-- start of Task data --

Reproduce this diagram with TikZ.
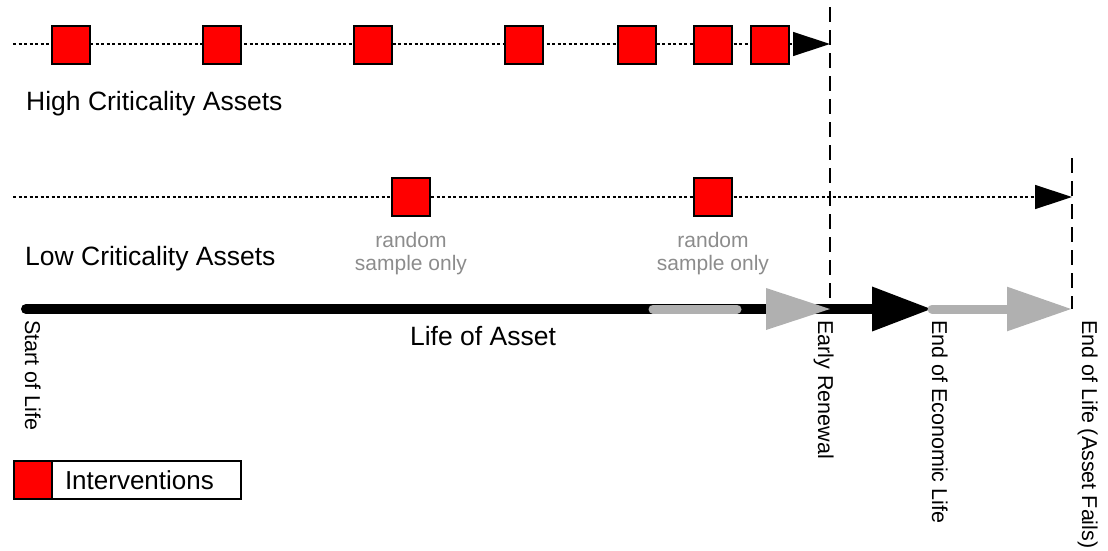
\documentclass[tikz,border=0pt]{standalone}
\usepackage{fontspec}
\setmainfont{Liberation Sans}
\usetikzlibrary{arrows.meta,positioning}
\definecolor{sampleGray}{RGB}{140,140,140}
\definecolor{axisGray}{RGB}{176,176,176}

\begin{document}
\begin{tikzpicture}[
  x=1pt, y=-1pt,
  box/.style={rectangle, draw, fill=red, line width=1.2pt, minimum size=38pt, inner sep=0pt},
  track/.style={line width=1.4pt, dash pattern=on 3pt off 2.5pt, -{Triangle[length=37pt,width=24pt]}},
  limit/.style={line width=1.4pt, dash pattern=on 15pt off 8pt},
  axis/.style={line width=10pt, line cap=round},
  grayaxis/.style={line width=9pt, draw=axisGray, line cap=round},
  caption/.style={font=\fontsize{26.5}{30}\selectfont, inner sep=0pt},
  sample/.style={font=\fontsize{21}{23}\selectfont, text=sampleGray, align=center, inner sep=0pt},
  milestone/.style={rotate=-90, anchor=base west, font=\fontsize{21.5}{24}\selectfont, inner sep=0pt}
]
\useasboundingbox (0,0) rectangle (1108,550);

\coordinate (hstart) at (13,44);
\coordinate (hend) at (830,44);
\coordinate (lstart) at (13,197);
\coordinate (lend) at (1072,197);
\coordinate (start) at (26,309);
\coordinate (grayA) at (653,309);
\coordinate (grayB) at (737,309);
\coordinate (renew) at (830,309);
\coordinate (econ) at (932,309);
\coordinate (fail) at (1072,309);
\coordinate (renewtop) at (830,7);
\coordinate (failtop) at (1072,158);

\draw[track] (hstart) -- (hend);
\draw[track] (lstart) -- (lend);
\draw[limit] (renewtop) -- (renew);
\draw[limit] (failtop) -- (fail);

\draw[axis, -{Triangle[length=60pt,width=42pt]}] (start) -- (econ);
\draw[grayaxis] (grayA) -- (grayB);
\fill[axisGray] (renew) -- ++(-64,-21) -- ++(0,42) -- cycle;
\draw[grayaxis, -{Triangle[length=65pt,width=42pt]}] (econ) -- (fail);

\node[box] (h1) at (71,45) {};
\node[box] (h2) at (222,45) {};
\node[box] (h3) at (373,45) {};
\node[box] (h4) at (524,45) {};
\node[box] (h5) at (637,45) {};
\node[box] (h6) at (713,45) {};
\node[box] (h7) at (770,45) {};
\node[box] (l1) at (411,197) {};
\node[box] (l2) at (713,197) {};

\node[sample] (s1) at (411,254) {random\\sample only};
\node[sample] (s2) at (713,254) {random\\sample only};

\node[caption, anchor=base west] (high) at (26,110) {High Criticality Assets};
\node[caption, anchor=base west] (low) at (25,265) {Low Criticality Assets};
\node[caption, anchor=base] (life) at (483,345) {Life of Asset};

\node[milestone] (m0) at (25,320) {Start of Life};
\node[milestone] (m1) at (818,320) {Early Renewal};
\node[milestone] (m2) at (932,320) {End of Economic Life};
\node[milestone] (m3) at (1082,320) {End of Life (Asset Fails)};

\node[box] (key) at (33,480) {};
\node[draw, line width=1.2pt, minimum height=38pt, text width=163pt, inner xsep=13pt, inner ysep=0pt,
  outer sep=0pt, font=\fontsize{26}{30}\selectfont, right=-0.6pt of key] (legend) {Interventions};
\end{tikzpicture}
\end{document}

-- end of Task data --
-- start of Task data --

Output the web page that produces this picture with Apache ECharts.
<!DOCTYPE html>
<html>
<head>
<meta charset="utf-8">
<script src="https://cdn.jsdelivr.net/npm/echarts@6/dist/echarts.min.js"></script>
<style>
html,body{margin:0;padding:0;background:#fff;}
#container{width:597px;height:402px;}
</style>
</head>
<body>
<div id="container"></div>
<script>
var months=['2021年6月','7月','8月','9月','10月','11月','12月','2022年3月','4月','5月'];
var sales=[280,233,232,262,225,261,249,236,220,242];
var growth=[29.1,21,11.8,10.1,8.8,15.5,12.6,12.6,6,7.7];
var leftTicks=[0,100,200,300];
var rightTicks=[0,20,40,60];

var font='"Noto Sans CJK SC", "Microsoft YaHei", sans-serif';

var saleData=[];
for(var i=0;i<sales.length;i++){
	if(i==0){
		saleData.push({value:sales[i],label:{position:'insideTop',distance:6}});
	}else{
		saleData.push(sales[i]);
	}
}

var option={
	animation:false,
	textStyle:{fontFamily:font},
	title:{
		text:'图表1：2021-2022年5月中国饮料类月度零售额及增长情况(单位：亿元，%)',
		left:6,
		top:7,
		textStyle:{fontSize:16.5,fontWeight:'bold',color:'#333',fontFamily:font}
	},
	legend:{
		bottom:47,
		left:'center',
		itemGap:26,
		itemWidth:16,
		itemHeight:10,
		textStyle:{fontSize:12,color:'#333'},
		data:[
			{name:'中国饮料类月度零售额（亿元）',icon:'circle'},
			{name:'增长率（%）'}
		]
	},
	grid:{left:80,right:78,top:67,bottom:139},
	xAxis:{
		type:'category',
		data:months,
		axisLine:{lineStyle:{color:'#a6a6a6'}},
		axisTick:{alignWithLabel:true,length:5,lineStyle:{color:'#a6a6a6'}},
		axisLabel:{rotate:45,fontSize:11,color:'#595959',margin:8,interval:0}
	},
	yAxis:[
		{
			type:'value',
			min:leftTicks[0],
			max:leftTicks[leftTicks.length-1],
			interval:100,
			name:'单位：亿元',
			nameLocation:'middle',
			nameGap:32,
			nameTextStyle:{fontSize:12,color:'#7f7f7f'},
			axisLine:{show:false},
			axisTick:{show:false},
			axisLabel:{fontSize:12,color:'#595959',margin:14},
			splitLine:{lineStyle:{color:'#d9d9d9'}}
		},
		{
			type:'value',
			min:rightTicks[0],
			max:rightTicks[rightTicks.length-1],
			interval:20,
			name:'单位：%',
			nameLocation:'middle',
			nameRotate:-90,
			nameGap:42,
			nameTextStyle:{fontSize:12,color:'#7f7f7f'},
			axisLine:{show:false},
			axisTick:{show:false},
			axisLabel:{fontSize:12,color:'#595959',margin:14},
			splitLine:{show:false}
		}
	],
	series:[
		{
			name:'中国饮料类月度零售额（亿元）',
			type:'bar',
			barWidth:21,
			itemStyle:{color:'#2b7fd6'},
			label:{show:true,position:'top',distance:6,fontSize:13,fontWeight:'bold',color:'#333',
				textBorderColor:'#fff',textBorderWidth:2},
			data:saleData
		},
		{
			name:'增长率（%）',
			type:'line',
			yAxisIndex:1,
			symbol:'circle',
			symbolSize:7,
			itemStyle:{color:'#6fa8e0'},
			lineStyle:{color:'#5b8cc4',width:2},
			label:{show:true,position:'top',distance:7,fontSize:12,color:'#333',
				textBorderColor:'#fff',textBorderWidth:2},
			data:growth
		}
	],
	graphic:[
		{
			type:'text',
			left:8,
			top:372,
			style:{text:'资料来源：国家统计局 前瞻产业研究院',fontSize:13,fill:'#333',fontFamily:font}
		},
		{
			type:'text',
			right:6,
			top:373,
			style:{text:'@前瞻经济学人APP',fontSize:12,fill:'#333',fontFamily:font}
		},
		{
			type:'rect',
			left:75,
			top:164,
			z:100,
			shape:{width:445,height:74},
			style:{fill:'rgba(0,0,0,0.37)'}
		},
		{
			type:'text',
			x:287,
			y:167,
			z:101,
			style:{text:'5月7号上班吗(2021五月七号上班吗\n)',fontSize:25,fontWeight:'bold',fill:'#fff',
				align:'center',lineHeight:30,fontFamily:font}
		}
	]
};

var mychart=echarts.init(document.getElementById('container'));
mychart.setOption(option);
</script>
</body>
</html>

-- end of Task data --

▸ Direction: From the listing above, repeat only the lines between the line containing "Reproduce this diagram with TikZ." and the line containing "(0,0) rectangle (1108,550);", those two included. Pictures are not part of the copy.

▸ Written answer:
Reproduce this diagram with TikZ.
\documentclass[tikz,border=0pt]{standalone}
\usepackage{fontspec}
\setmainfont{Liberation Sans}
\usetikzlibrary{arrows.meta,positioning}
\definecolor{sampleGray}{RGB}{140,140,140}
\definecolor{axisGray}{RGB}{176,176,176}

\begin{document}
\begin{tikzpicture}[
  x=1pt, y=-1pt,
  box/.style={rectangle, draw, fill=red, line width=1.2pt, minimum size=38pt, inner sep=0pt},
  track/.style={line width=1.4pt, dash pattern=on 3pt off 2.5pt, -{Triangle[length=37pt,width=24pt]}},
  limit/.style={line width=1.4pt, dash pattern=on 15pt off 8pt},
  axis/.style={line width=10pt, line cap=round},
  grayaxis/.style={line width=9pt, draw=axisGray, line cap=round},
  caption/.style={font=\fontsize{26.5}{30}\selectfont, inner sep=0pt},
  sample/.style={font=\fontsize{21}{23}\selectfont, text=sampleGray, align=center, inner sep=0pt},
  milestone/.style={rotate=-90, anchor=base west, font=\fontsize{21.5}{24}\selectfont, inner sep=0pt}
]
\useasboundingbox (0,0) rectangle (1108,550);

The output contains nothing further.